The Pennsylvania Court drew a sharp distinction between the Washington and Pennsylvania statutes because the class of people permitted to ask for custody or visitation is much more narrow under the Pennsylvania statute.  The Court held thatthere is a “compelling state interest,” in protecting the health and emotional welfare of the child to consider before making its determination.  The Court found it significant that the statute provides “The Court shall consider the amount of personal contact between the parents or grandparents of the deceased parent and the child prior to the application.”

In a previous case, In re Hernandez, the Pennsylvania Superior Court said that in dealing with the rights of third parties and natural parents ” . . . the evidentiary scale is tipped, and tipped hard, to the parents’ side.”  (Emphasis supplied.) Though this was a reaffirmation of the law in Pennsylvania, the Supreme court in the Hiller decision found that the statute in question was narrowly tailored to apply only to grandparents and great grandparents and that grandparents’ increased roles in their grandchildren’s lives is to be encouraged.

In all custody litigation the subject child’s best interests are always paramount, and it appears that this was the major consideration in the Pennsylvania Supreme Court’s decision.  The Court obviously wanted not to be bound by the U.S. Supreme Court’s ruling in the Troxel case; the facts in Hiller clearly illustrate the shortcoming of a rule which would have severed the child’s ties which had evolved between his grandmother and him during the most difficult time of his mother’s illness.
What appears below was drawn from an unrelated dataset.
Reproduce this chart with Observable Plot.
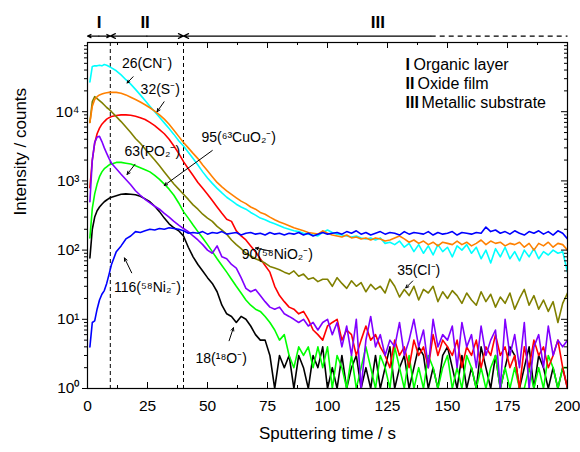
<!DOCTYPE html>
<html><head><meta charset="utf-8">
<script src="https://cdn.jsdelivr.net/npm/d3@7"></script>
<script src="https://cdn.jsdelivr.net/npm/@observablehq/plot@0.6"></script>
<style>body{margin:0;background:#fff;} svg{font-family:"Liberation Sans",Arial,sans-serif;}</style>
</head><body><div id="chart"></div>
<script>
// time axis (s): 1..10 every second, then every 2 s up to 200
const time = [...d3.range(1, 11), ...d3.range(12, 201, 2)];

const cn = [27000,45000,46000,46000,47000,46000,48000,47000,45000,43000,
 39000,34000,29000,25000,21000,17500,14500,12000,10000,8300,
 6900,5700,4700,3800,3200,2600,2100,1700,1350,1100,
 920,780,670,580,520,460,420,390,350,320,
 290,275,255,240,225,210,200,190,185,175,
 170,165,160,180,195,180,170,165,160,155,
 160,150,145,150,140,150,125,130,120,135,
 110,125,95,120,90,115,85,120,95,110,
 80,115,100,120,90,110,75,100,65,105,
 80,110,75,95,70,100,80,105,75,95,
 85,100,90,95,48];
const s32 = [7000,12000,15000,16500,17500,18000,18500,18800,19000,19000,
 19000,18500,17500,16200,15000,13800,12600,11400,10200,9000,
 7800,6600,5400,4400,3600,3000,2500,2100,1700,1400,
 1150,950,820,720,640,570,510,470,420,390,
 350,330,300,275,255,240,225,210,200,190,
 180,175,170,190,175,165,160,155,165,150,
 155,145,150,140,150,145,135,140,150,160,
 145,130,140,125,135,120,130,115,130,125,
 120,135,120,130,115,125,140,120,135,125,
 130,115,125,120,130,110,125,100,125,115,
 130,110,125,120,100];
const nio2 = [800,2000,3500,4800,5800,6600,7200,7800,8200,8500,
 8800,9000,9000,8900,8600,8200,7700,7000,6300,5500,
 4800,4000,3200,2500,1900,1500,1200,950,780,640,
 520,420,340,280,260,190,160,140,115,95,
 75,60,48,30,22,18,15,14,12,13,
 10,7,6,5,8,9,10,5,7,6,
 3,5,8,5,6,4,3,2,5,3,
 4,2,5,3,4,2,6,3,5,4,
 3,5,2,4,3,5,2,4,3,6,
 3,4,2,3,1,4,2,5,3,4,
 2,3,5,2,1];
const cl = [7000,14000,16500,15500,14500,13500,12500,11500,10800,10000,
 8500,7200,6000,5000,4100,3500,2900,2400,2000,1650,
 1350,1100,900,760,640,540,450,390,330,290,
 260,220,195,170,140,120,105,90,82,75,
 70,65,58,55,52,48,45,50,42,45,
 38,40,35,38,38,30,40,33,28,36,
 30,34,25,32,27,30,24,38,30,21,
 27,22,30,19,27,24,30,18,25,20,
 26,22,17,24,19,16,25,18,23,15,
 21,17,24,14,20,27,16,22,14,19,
 13,18,9,17,24];
const cuo2 = [150,400,650,900,1150,1350,1500,1600,1700,1750,
 1850,1850,1800,1750,1650,1550,1450,1350,1200,1050,
 900,760,620,480,360,290,230,185,150,120,
 95,75,60,48,38,30,24,19,16,14,
 13,11,9,7,5,6,3,2,4,3,
 4,2,4,2,4,1,3,2,1,3,
 1,2,4,2,1,3,2,1,4,2,
 1,3,1,2,1,3,2,1,2,3,
 1,2,1,3,2,1,2,1,2,3,
 1,2,1,2,1,1,2,1,2,1,
 3,2,1,2,2];
const po2 = [500,2000,3600,4300,4400,3700,3000,2500,2100,1800,
 1500,1250,1050,880,720,620,540,480,430,390,
 340,300,260,230,205,185,160,140,120,100,
 90,115,80,75,62,55,40,28,25,27,
 22,18,15,14,15,12,11,10,9,10,
 8,9,7,9,10,6,9,4,8,3,
 10,1,5,11,4,6,3,5,4,9,
 3,5,10,4,7,2,10,4,6,5,
 8,2,9,4,6,2,8,3,5,7,
 1,10,3,6,2,9,1,4,6,2,
 8,3,5,4,5];
const o18 = [77,200,300,370,420,460,500,530,560,580,
 610,640,650,640,630,600,550,500,430,360,
 290,240,210,190,160,110,80,62,50,40,
 33,25,16,12,11,9,11,10,8,6,
 5,5,3,1,3,2,3,1,3,2,
 1,3,2,4,1,2,1,3,1,2,
 3,1,2,1,3,1,2,4,1,2,
 3,1,2,4,3,1,2,1,3,4,
 2,1,3,1,2,1,4,2,1,3,
 1,2,4,3,1,2,4,1,3,2,
 1,2,1,2,1];
const ni2 = [4,9,9.5,14,19,23,26,33,45,62,
 95,115,145,160,185,180,190,200,195,205,
 200,210,205,200,190,175,180,175,185,170,
 180,175,185,170,175,180,165,175,180,170,
 175,165,180,170,175,165,175,170,180,165,
 175,160,170,180,170,175,180,170,185,175,
 190,170,180,165,175,185,170,180,175,165,
 185,170,180,175,170,185,165,180,170,175,
 185,165,180,175,170,180,175,215,185,195,
 175,185,170,190,175,165,185,175,190,170,
 185,165,190,175,145];

// drawing order and colours
const seriesKeys   = ["o18","cuo2","nio2","po2","cl","cn","s32","ni2"];
const seriesValues = [o18, cuo2, nio2, po2, cl, cn, s32, ni2];
const seriesColors = ["#000000","#00ff00","#ff0000","#8000ff","#808000","#00ffff","#ff8000","#0000ff"];

// annotations
const annText = ["26(CN⁻)","32(S⁻)","95(⁶³CuO₂⁻)","63(PO₂⁻)","90(⁵⁸NiO₂⁻)","35(Cl⁻)","116(⁵⁸Ni₂⁻)","18(¹⁸O⁻)"];
const annX = [24.8, 30.3, 63, 27, 79.1, 138, 25, 55.7];
const annY = [49000, 20700, 4200, 2700, 87, 50, 28.4, 2.7];
const annAnchor = ["middle","middle","middle","middle","start","middle","middle","middle"];
const arrX1 = [19, 31.9, 52, 19.8, 76.2, 135.5, 18.4, 59];
const arrY1 = [32000, 13900, 2750, 1740, 97, 35.8, 47, 4.9];
const arrX2 = [16.5, 29.0, 32, 16.5, 70, 132.6, 15.4, 60.8];
const arrY2 = [26000, 10000, 860, 1240, 107, 28.4, 77, 7.55];

// regions
const boundaries = [9.5, 40];
const regionLabels = ["I","II","III"];
const regionLabelX = [4.8, 24, 121];
const regionArrowFrom = [4.75, 4.75, 24.75, 24.75, 143];
const regionArrowTo   = [0, 9.5, 9.5, 40, 40];
const regionDashed = [143, 200];
const legendNum = ["I","II","III"];
const legendText = ["Organic layer","Oxide film","Metallic substrate"];
const legendY = [47500, 25000, 13400];
const legendDx = [8, 12, 16];

const xMajor = d3.range(0, 201, 25);
const xMinor = d3.range(12.5, 200, 25);
const yMajor = [1, 10, 100, 1000, 10000];
const yMinor = [];
for (const p of [1,10,100,1000,10000]) for (const k of [2,3,4,5,6,7,8,9]) yMinor.push(k*p);
const sup = ["⁰","¹","²","³","⁴","⁵"];

const W = 580, H = 452, mL = 87, mR = 13, mT = 42, mB = 64;
const innerW = W - mL - mR, innerH = H - mT - mB;
const yArrowRow = 1.24e5, yRegionLabel = 1.97e5;

const lines = seriesKeys.map((k, j) =>
  Plot.line(time.map((t, i) => ({t, v: seriesValues[j][i]})),
    {x: "t", y: "v", stroke: seriesColors[j], strokeWidth: 1.6, clip: true}));

const legendMarks = legendText.map((txt, i) => [
  Plot.text([legendNum[i]], {x: 132.5, y: legendY[i], text: d => d, fontWeight: "bold", fontSize: 16, textAnchor: "start"}),
  Plot.text([txt], {x: 132.5, y: legendY[i], text: d => d, dx: legendDx[i], fontSize: 16, textAnchor: "start"})
]).flat();

const idx8 = d3.range(annText.length);

const chart = Plot.plot({
  width: W, height: H,
  marginLeft: mL, marginRight: mR, marginTop: mT, marginBottom: mB,
  style: {fontFamily: "'Liberation Sans', Arial, sans-serif", background: "white", overflow: "visible", color: "black"},
  x: {domain: [0, 200]},
  y: {type: "log", domain: [1, 1e5]},
  marks: [
    Plot.ruleX(boundaries, {x: d => d, strokeDasharray: "4,3", strokeWidth: 1}),
    ...lines,
    Plot.frame({stroke: "black", strokeWidth: 1.2}),
    Plot.axisX({ticks: xMajor, tickSize: 0, tickPadding: 11, fontSize: 15.5, label: null, tickFormat: d => String(d)}),
    Plot.axisY({ticks: yMajor, tickSize: 5, tickPadding: 3, fontSize: 15.5, label: null,
      tickFormat: d => "10" + sup[Math.round(Math.log10(d))]}),
    Plot.axisY({ticks: yMinor, tickSize: 3, tickFormat: () => "", label: null}),
    Plot.tickX(xMajor, {x: d => d, insetTop: innerH - 6}),
    Plot.tickX(xMajor, {x: d => d, insetBottom: innerH - 6}),
    Plot.tickX(xMinor, {x: d => d, insetTop: innerH - 3}),
    Plot.tickX(xMinor, {x: d => d, insetBottom: innerH - 3}),
    Plot.tickY(yMajor, {y: d => d, insetLeft: innerW - 6}),
    Plot.tickY(yMinor, {y: d => d, insetLeft: innerW - 3}),
    Plot.text(["Sputtering time / s"], {frameAnchor: "bottom", dy: 50, fontSize: 17}),
    Plot.text(["Intensity / counts"], {frameAnchor: "left", dx: -67, rotate: -90, fontSize: 17}),
    // annotations
    Plot.arrow(idx8, {x1: i => arrX1[i], y1: i => arrY1[i], x2: i => arrX2[i], y2: i => arrY2[i],
      stroke: "black", strokeWidth: 1, headLength: 5, headAngle: 50}),
    Plot.text(idx8, {x: i => annX[i], y: i => annY[i], text: i => annText[i], textAnchor: i => annAnchor[i], fontSize: 14}),
    // regions row
    Plot.arrow(d3.range(regionArrowFrom.length), {x1: i => regionArrowFrom[i], x2: i => regionArrowTo[i],
      y1: yArrowRow, y2: yArrowRow, stroke: "black", strokeWidth: 1.2, headLength: 7, headAngle: 50}),
    Plot.link([0], {x1: regionDashed[0], x2: regionDashed[1], y1: yArrowRow, y2: yArrowRow,
      stroke: "black", strokeWidth: 1.2, strokeDasharray: "5,4"}),
    Plot.text(regionLabels, {x: (d, i) => regionLabelX[i], y: yRegionLabel, text: d => d, fontWeight: "bold", fontSize: 17}),
    // legend
    ...legendMarks
  ]
});
document.getElementById("chart").append(chart);
</script>
</body></html>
As anyone who has ever been a party to a contested custody battle will attest, there is rarely ever a clear-cut victor in these proceedings; typically, all parties leave the courtroom dissatisfied and more often than not angry.  Enormous pressure is inevitably imposed upon the judge who decides who is to have custody or visitation as the parties vent their emotions which are understandably intense given what is at stake; the judge must anticipate how a child’s future will be best served, irrespective of the pitched battle between the litigants.